Il boss corleonese, parlando con gli agenti, si è inoltre dichiarato “andreottiano da sempre”: “Appuntato, lei mi vede che possa baciare Andreotti? Le posso dire che era un galantuomo e che io sono stato dell’area andreottiana da sempre” ha detto durante una pausa di processo della trattativa all’agente che gli domandava se fosse vera la storia del bacio tra lui e Giulio Andreotti. 
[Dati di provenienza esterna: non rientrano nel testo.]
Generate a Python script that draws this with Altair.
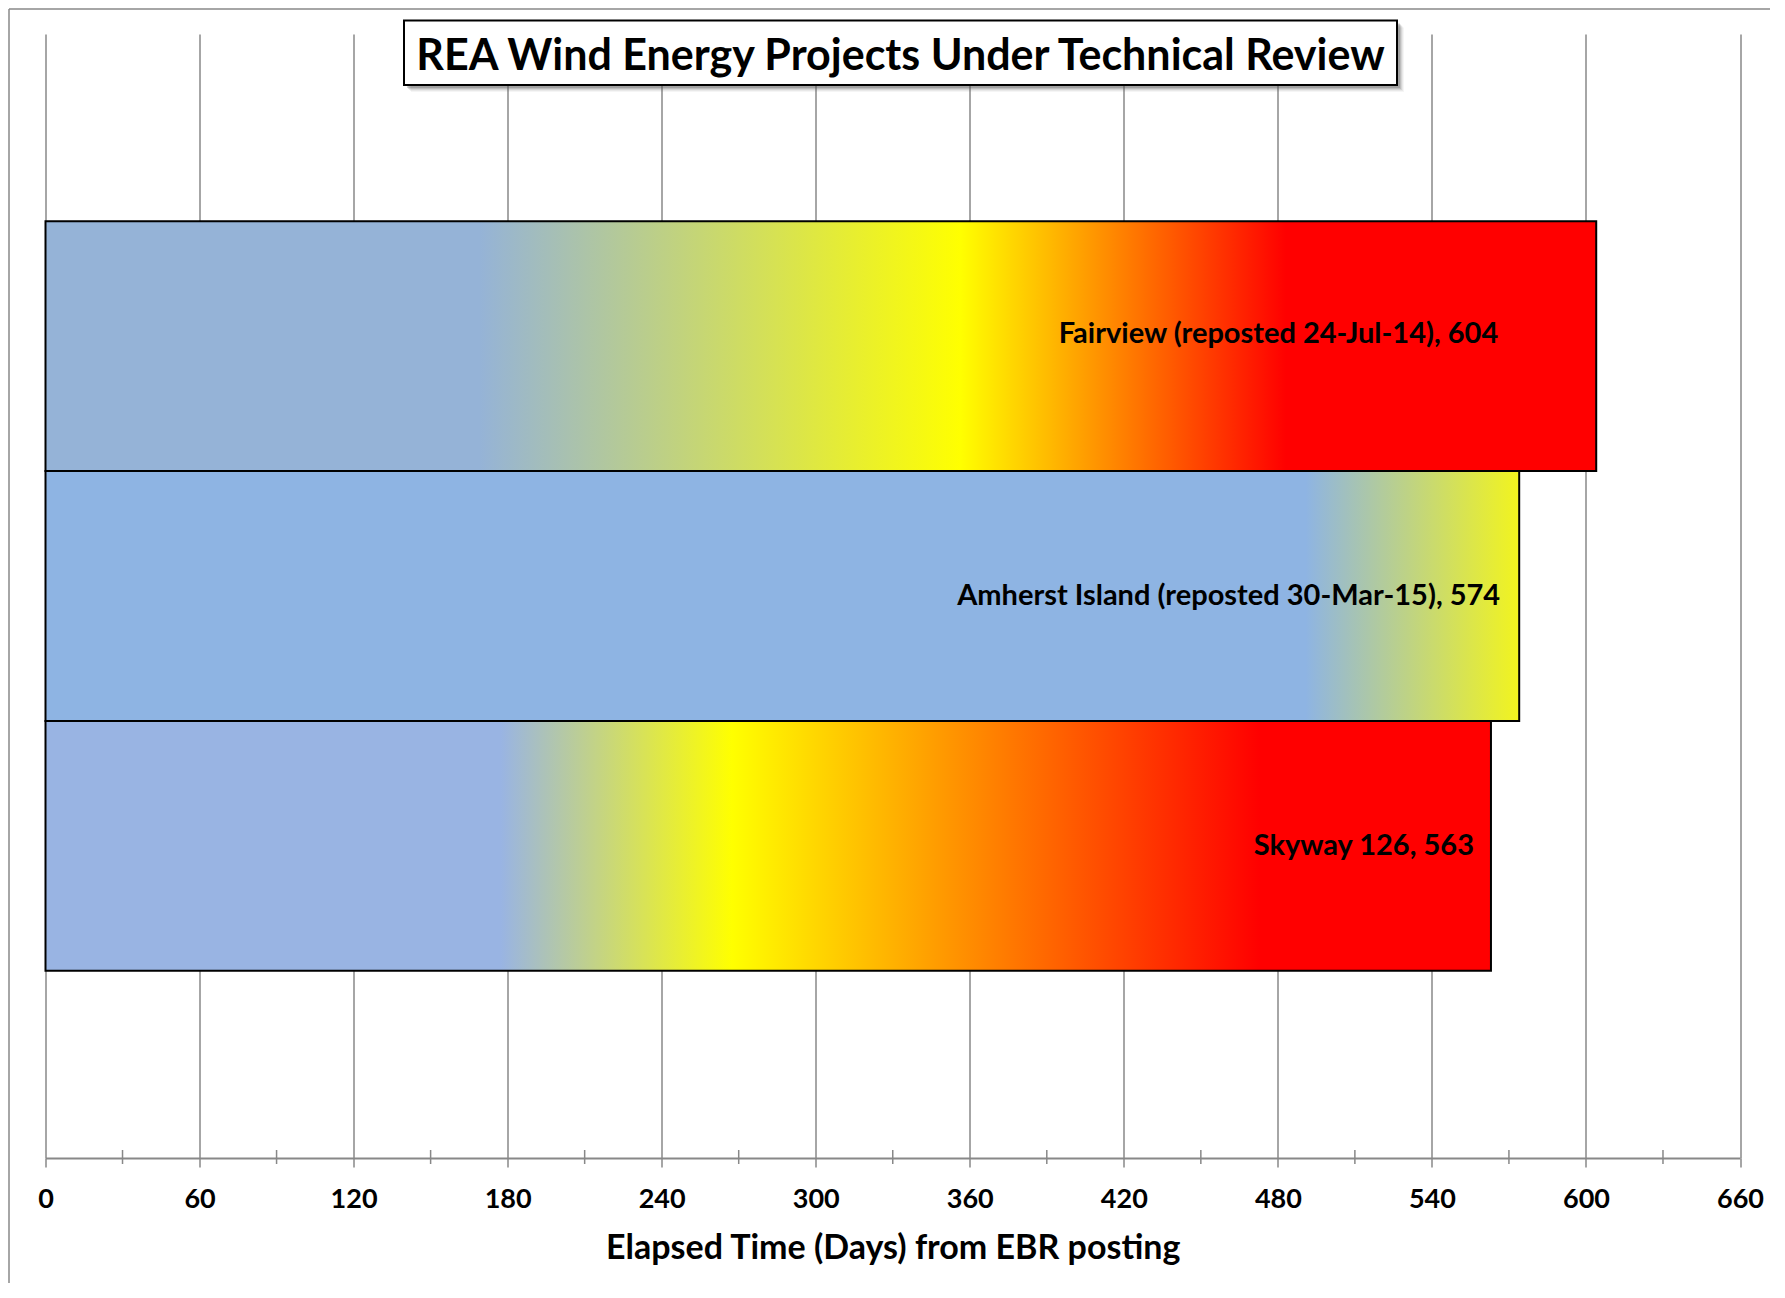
import altair as alt
import pandas as pd

# ---------------- data ----------------
projects = ["Fairview", "Amherst Island", "Skyway 126"]
days = [604, 574, 563]
labels = [
    "Fairview (reposted 24-Jul-14), 604",
    "Amherst Island (reposted 30-Mar-15), 574",
    "Skyway 126, 563",
]
tick_values = [0, 60, 120, 180, 240, 300, 360, 420, 480, 540, 600, 660]
minor_tick_values = [30, 90, 150, 210, 270, 330, 390, 450, 510, 570, 630]
title_text = "REA Wind Energy Projects Under Technical Review"
x_title = "Elapsed Time (Days) from EBR posting"

df = pd.DataFrame({"project": projects, "days": days, "label": labels})
minor_df = pd.DataFrame({"tick": minor_tick_values})

# ---------------- style ----------------
FONT = "Lato"
GRID = "#888888"
W, H = 1694.5, 1124
PAD = {"left": 37.5, "top": 26, "right": 30, "bottom": 125}

gradients = {
    "Fairview": [("#95B3D7", 0.0), ("#95B3D7", 0.28), ("#FFFF00", 0.59), ("#FF0000", 0.80), ("#FF0000", 1.0)],
    "Amherst Island": [("#8EB4E3", 0.0), ("#8EB4E3", 0.855), ("#F2F41E", 1.0)],
    "Skyway 126": [("#99B4E3", 0.0), ("#99B4E3", 0.315), ("#FFFF00", 0.475), ("#FF0000", 0.84), ("#FF0000", 1.0)],
}
label_dx = {"Fairview": -98, "Amherst Island": -19, "Skyway 126": -17}
label_dy = {"Fairview": -12, "Amherst Island": 0, "Skyway 126": 0}

x_axis = alt.Axis(
    values=tick_values,
    grid=True,
    gridColor=GRID,
    gridWidth=1.5,
    domainColor=GRID,
    domainWidth=2,
    tickColor=GRID,
    tickWidth=1.5,
    tickSize=9,
    labelFont=FONT,
    labelFontWeight="bold",
    labelFontSize=27,
    labelColor="black",
    labelPadding=19,
    labelFlush=False,
    title=x_title,
    titleFont=FONT,
    titleFontWeight="bold",
    titleFontSize=34,
    titleColor="black",
    titlePadding=19,
)
x_scale = alt.Scale(domain=[0, 660], nice=False, zero=True)
y_scale = alt.Scale(paddingInner=0, paddingOuter=0.75)

layers = []

# chart-area border (left and top)
one = pd.DataFrame({"a": [0]})
layers.append(
    alt.Chart(one).mark_rule(color=GRID, strokeWidth=1.5).encode(
        x=alt.value(-36.5), y=alt.value(-25), y2=alt.value(H + PAD["bottom"])
    )
)
layers.append(
    alt.Chart(one).mark_rule(color=GRID, strokeWidth=1.5).encode(
        x=alt.value(-36.5), x2=alt.value(W + PAD["right"]), y=alt.value(-25)
    )
)

# bars with gradient fills
for name in projects:
    grad = alt.LinearGradient(
        gradient="linear",
        x1=0, x2=1, y1=0, y2=0,
        stops=[alt.GradientStop(color=c, offset=o) for c, o in gradients[name]],
    )
    bars = (
        alt.Chart(df)
        .transform_filter(alt.datum.project == name)
        .mark_bar(fill=grad, stroke="black", strokeWidth=2)
        .encode(
            x=alt.X("days:Q", scale=x_scale, axis=x_axis),
            y=alt.Y("project:N", sort=projects, scale=y_scale, axis=None),
        )
    )
    text = (
        alt.Chart(df)
        .transform_filter(alt.datum.project == name)
        .mark_text(
            align="right", baseline="middle", dx=label_dx[name], dy=label_dy[name],
            font=FONT, fontWeight="bold", fontSize=29, color="black",
        )
        .encode(
            x=alt.X("days:Q", scale=x_scale, axis=x_axis),
            y=alt.Y("project:N", sort=projects, scale=y_scale, axis=None),
            text="label:N",
        )
    )
    layers.append(bars)
    layers.append(text)

# minor ticks crossing the axis
layers.append(
    alt.Chart(minor_df).mark_rule(color=GRID, strokeWidth=1.5).encode(
        x=alt.X("tick:Q", scale=x_scale, axis=x_axis),
        y=alt.value(H - 8),
        y2=alt.value(H + 6),
    )
)

# title box with soft shadow
bx1, bx2, by1, by2 = 358.5, 1351.5, -13.5, 51
for off, op in [(7, 0.06), (6, 0.08), (5, 0.12), (4, 0.18), (3, 0.25)]:
    layers.append(
        alt.Chart(one).mark_rect(color="#555555", opacity=op).encode(
            x=alt.value(bx1 + off), x2=alt.value(bx2 + off),
            y=alt.value(by1 + off), y2=alt.value(by2 + off),
        )
    )
layers.append(
    alt.Chart(one).mark_rect(fill="white", stroke="black", strokeWidth=2).encode(
        x=alt.value(bx1), x2=alt.value(bx2), y=alt.value(by1), y2=alt.value(by2)
    )
)
layers.append(
    alt.Chart(one).mark_text(
        text=title_text, font=FONT, fontWeight="bold", fontSize=43, color="black",
        align="center", baseline="middle",
    ).encode(x=alt.value((bx1 + bx2) / 2), y=alt.value((by1 + by2) / 2 + 4))
)

chart = (
    alt.layer(*layers)
    .properties(
        width=W,
        height=H,
        autosize=alt.AutoSizeParams(type="none"),
        padding=PAD,
        background="white",
    )
    .configure_view(stroke=None)
)

chart.save("out.html", embed_options={"renderer": "svg", "actions": False})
Inutile dire che possono essere fatte innumerevoli congetture sul motivo che ha spinto Totò Riina, il quale ha sempre negato di essere a conoscenza della trattativa, a rilasciare dichiarazioni di tale peso. La verità è che Riina è ben consapevole, essendo condannato a numerosi ergastoli, che, come quasi tutti i capi di Cosa nostra (escluso Matteo Messina Denaro, tuttora latitante)  non uscirà mai più dal carcere. La ragione più plausibile che si nasconde dietro questa improvvisa inversione di rotta è che il capomafia voglia lanciare un messaggio, ricordando tutti i segreti di cui è a conoscenza. Finchè rimane in vita, Riina è una bomba pronta a esplodere in qualsiasi momento contro quello Stato-mafia che ancora oggi occupa le stanze del potere. 
Non è un caso, nè la prima volta che Riina fa delle rivelazioni proprio a ridosso dell’anniversario della strage di via d’Amelio. Nel luglio del 2009, dopo diciassette anni di silenzio, disse sull’uccisione di Paolo Borsellino che “L’ammazzarono loro”. E poi – riferendosi agli uomini dello Stato – aggiunse: “Non guardate sempre e solo me, guardatevi dentro anche voi”. 
Riina, o chi per lui, sta lanciando nuovi messaggi intimidatori: forse Cosa nostra, ancora una volta, vuole ricattare lo Stato-mafia? Aspettiamo e vedremo.